● **MATERIAL FOR THIS TASK**
╔══

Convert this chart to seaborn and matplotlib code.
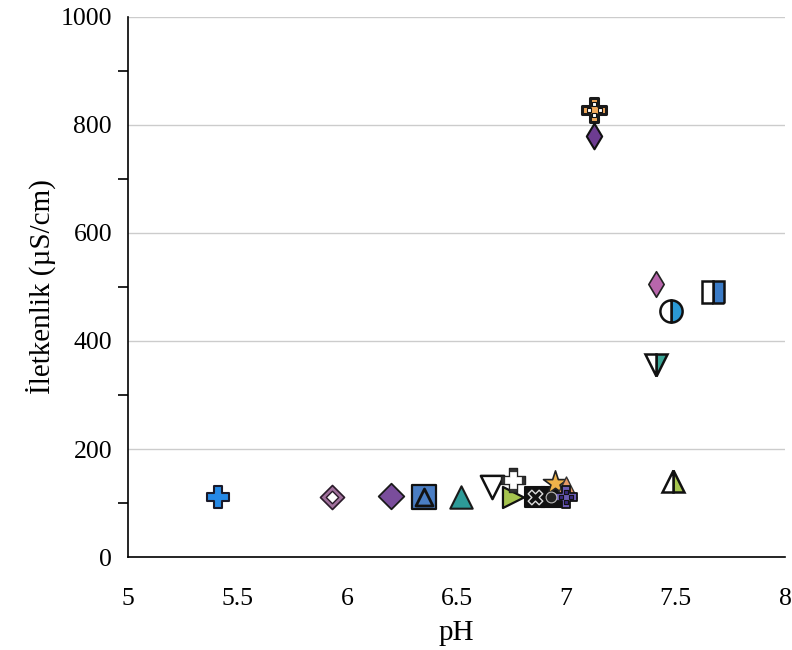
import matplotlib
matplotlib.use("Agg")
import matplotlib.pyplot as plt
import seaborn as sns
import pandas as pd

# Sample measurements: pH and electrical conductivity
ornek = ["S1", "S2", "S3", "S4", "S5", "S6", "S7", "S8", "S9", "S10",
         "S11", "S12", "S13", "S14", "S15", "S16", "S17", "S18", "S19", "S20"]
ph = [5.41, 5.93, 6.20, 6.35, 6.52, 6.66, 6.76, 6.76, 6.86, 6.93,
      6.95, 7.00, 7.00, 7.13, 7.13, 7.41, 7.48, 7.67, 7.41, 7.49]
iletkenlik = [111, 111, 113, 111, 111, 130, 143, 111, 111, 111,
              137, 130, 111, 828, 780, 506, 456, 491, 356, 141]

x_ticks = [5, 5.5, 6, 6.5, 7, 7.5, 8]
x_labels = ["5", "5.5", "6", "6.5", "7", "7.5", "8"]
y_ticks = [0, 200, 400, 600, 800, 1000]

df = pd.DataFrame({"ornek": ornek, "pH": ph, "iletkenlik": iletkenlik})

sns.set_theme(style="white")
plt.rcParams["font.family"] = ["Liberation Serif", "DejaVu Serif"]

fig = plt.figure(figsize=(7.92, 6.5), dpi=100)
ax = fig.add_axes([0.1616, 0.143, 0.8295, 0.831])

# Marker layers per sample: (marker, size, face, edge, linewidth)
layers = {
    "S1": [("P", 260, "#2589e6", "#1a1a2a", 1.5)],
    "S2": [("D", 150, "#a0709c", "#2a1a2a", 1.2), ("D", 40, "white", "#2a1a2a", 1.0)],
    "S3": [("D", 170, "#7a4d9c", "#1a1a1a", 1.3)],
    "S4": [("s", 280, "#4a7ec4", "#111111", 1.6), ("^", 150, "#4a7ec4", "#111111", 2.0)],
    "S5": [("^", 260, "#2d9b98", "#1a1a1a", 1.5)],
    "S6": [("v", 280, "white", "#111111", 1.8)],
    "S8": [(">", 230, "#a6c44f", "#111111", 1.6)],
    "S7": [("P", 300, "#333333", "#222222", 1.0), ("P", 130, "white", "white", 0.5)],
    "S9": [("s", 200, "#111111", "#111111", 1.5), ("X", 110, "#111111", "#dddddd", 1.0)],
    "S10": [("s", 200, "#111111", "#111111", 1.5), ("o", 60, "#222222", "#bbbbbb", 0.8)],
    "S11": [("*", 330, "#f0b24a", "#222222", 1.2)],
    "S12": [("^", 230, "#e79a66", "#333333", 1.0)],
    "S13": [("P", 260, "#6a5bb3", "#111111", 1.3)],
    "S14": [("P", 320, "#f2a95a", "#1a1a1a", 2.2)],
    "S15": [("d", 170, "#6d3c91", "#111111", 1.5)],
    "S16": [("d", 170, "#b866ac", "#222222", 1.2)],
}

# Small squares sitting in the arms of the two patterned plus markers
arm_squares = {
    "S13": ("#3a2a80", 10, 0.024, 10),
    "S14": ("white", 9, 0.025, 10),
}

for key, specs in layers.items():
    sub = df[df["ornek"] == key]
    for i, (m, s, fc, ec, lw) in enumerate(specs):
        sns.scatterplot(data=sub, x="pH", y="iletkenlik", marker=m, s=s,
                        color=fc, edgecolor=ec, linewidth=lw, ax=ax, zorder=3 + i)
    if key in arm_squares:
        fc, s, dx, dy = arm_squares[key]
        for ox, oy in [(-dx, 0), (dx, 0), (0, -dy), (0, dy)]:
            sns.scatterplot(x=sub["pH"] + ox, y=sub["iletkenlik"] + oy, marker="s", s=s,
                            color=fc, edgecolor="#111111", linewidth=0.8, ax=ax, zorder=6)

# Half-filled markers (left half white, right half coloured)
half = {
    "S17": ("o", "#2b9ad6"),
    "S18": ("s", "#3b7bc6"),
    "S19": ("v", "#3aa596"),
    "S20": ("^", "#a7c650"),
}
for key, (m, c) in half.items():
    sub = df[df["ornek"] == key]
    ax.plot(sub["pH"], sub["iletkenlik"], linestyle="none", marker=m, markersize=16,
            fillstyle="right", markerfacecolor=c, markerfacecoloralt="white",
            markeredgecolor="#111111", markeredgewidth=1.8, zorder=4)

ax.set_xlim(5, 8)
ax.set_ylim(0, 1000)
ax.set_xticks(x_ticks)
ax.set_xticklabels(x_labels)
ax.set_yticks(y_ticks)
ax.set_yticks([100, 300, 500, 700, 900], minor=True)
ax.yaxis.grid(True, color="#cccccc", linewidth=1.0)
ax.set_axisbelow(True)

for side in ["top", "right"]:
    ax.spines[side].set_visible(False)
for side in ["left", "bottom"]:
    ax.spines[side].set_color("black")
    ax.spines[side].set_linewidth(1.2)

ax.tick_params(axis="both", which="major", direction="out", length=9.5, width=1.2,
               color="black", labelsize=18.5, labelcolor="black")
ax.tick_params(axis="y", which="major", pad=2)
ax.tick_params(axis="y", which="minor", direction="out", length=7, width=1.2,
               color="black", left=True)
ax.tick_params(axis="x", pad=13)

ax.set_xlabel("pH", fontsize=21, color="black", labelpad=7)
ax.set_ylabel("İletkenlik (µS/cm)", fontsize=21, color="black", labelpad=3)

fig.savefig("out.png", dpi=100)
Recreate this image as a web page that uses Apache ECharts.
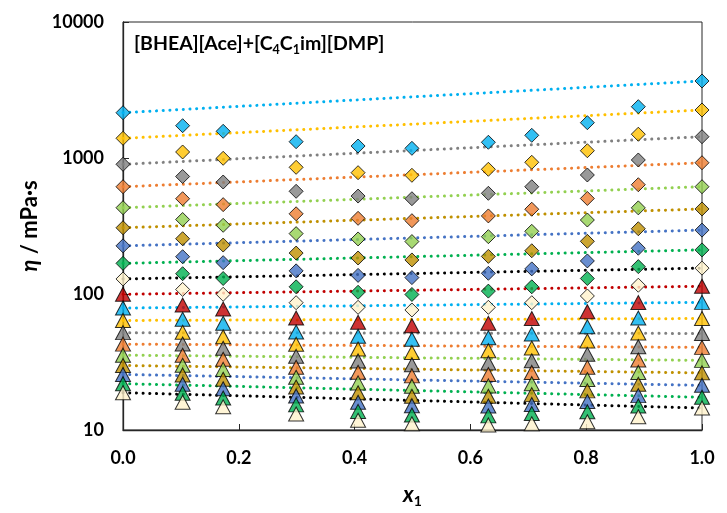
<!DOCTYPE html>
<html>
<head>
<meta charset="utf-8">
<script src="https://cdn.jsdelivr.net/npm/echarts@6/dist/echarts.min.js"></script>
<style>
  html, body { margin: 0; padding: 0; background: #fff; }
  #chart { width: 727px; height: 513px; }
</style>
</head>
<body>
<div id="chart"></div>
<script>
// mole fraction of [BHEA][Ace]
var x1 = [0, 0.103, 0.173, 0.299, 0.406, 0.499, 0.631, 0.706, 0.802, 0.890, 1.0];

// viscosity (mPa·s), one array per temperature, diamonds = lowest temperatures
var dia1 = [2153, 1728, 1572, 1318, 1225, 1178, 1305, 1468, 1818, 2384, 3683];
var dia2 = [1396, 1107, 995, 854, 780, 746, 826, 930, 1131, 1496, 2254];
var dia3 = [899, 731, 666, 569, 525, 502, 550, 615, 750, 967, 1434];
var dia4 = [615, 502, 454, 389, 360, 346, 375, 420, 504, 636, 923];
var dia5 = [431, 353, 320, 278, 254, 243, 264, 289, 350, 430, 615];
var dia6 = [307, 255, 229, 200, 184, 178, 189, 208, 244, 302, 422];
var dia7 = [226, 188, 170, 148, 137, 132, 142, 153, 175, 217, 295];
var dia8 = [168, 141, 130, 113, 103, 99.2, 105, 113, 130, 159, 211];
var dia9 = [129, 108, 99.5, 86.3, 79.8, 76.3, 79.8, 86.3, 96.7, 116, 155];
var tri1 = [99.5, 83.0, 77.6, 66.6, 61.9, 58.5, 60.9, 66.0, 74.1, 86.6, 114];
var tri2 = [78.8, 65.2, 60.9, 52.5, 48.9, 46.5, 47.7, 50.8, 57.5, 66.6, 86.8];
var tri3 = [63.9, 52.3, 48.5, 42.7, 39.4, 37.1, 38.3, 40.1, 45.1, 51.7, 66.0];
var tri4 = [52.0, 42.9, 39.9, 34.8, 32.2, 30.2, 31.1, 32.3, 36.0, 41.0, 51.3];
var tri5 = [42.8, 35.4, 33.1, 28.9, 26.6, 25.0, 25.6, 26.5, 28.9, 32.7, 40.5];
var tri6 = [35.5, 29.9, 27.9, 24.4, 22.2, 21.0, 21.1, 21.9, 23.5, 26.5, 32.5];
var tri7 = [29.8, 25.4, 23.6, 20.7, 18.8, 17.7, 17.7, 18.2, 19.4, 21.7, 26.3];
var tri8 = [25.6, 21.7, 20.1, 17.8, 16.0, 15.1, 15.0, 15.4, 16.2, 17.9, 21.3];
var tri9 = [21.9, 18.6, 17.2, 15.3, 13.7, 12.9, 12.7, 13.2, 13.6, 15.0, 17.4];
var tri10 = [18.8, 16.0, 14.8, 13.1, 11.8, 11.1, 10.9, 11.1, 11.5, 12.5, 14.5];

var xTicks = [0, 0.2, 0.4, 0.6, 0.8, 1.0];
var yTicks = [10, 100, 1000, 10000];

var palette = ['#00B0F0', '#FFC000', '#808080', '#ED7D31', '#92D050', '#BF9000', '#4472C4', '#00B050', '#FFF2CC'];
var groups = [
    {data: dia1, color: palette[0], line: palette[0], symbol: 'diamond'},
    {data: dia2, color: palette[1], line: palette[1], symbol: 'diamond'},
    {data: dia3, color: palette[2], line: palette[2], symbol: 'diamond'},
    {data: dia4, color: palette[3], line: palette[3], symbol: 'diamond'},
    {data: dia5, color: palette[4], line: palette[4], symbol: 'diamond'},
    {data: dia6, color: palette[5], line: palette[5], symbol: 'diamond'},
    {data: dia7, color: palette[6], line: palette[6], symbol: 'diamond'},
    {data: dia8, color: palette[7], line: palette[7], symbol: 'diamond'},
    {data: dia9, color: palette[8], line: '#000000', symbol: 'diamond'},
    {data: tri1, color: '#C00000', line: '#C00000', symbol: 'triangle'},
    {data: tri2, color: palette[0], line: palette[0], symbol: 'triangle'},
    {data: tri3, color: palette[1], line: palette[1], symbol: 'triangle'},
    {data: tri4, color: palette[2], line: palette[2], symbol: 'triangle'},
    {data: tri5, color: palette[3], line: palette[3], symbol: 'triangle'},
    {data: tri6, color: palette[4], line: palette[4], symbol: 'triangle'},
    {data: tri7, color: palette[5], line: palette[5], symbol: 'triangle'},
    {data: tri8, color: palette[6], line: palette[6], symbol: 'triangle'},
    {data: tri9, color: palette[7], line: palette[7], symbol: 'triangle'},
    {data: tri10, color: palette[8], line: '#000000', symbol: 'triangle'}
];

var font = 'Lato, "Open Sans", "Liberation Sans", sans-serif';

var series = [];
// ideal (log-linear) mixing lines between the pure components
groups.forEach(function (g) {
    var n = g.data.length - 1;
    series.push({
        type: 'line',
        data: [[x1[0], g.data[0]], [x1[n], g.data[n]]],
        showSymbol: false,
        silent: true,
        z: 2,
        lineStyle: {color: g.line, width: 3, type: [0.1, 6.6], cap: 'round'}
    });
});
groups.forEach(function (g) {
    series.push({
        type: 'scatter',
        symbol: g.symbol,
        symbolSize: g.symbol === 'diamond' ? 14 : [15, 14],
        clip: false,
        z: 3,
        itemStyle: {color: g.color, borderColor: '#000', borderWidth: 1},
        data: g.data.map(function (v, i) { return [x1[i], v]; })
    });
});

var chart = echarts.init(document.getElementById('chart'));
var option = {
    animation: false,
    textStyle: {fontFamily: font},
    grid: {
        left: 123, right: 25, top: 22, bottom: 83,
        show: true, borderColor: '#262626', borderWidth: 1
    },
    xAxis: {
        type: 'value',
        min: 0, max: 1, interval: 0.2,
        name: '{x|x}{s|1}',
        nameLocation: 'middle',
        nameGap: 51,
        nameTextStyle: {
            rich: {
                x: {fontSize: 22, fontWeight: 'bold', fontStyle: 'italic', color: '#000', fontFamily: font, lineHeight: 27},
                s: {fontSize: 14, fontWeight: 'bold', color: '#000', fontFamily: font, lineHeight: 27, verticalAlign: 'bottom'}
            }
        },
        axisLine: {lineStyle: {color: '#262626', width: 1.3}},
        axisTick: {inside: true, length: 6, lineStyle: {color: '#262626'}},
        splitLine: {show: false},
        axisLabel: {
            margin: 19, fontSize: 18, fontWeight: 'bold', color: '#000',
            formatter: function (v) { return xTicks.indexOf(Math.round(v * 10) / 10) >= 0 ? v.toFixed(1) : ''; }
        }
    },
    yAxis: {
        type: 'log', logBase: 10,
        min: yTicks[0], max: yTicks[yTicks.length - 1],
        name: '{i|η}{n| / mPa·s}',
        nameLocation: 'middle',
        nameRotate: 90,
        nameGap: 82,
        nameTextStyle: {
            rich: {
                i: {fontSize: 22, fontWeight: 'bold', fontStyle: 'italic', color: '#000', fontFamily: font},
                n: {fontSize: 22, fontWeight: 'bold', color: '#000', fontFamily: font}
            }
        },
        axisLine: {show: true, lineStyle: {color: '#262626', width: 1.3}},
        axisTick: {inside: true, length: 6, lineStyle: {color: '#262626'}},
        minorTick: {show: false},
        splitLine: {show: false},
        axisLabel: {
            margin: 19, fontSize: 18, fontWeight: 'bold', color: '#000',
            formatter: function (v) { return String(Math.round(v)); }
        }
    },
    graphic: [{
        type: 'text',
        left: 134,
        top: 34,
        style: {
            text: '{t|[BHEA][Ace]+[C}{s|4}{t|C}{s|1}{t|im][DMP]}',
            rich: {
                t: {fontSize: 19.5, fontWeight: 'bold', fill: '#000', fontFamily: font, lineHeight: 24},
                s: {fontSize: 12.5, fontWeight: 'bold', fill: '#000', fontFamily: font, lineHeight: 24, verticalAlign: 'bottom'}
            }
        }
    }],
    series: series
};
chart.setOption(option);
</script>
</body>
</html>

╚══

● **SET PROBLEM**
Above are the records; repeat their lines from the first through the line containing "y_ticks = [0, 200, 400, 600, 800, 1000]", and leave out each picture.

● **COMPLETED TASK**
Convert this chart to seaborn and matplotlib code.
import matplotlib
matplotlib.use("Agg")
import matplotlib.pyplot as plt
import seaborn as sns
import pandas as pd

# Sample measurements: pH and electrical conductivity
ornek = ["S1", "S2", "S3", "S4", "S5", "S6", "S7", "S8", "S9", "S10",
         "S11", "S12", "S13", "S14", "S15", "S16", "S17", "S18", "S19", "S20"]
ph = [5.41, 5.93, 6.20, 6.35, 6.52, 6.66, 6.76, 6.76, 6.86, 6.93,
      6.95, 7.00, 7.00, 7.13, 7.13, 7.41, 7.48, 7.67, 7.41, 7.49]
iletkenlik = [111, 111, 113, 111, 111, 130, 143, 111, 111, 111,
              137, 130, 111, 828, 780, 506, 456, 491, 356, 141]

x_ticks = [5, 5.5, 6, 6.5, 7, 7.5, 8]
x_labels = ["5", "5.5", "6", "6.5", "7", "7.5", "8"]
y_ticks = [0, 200, 400, 600, 800, 1000]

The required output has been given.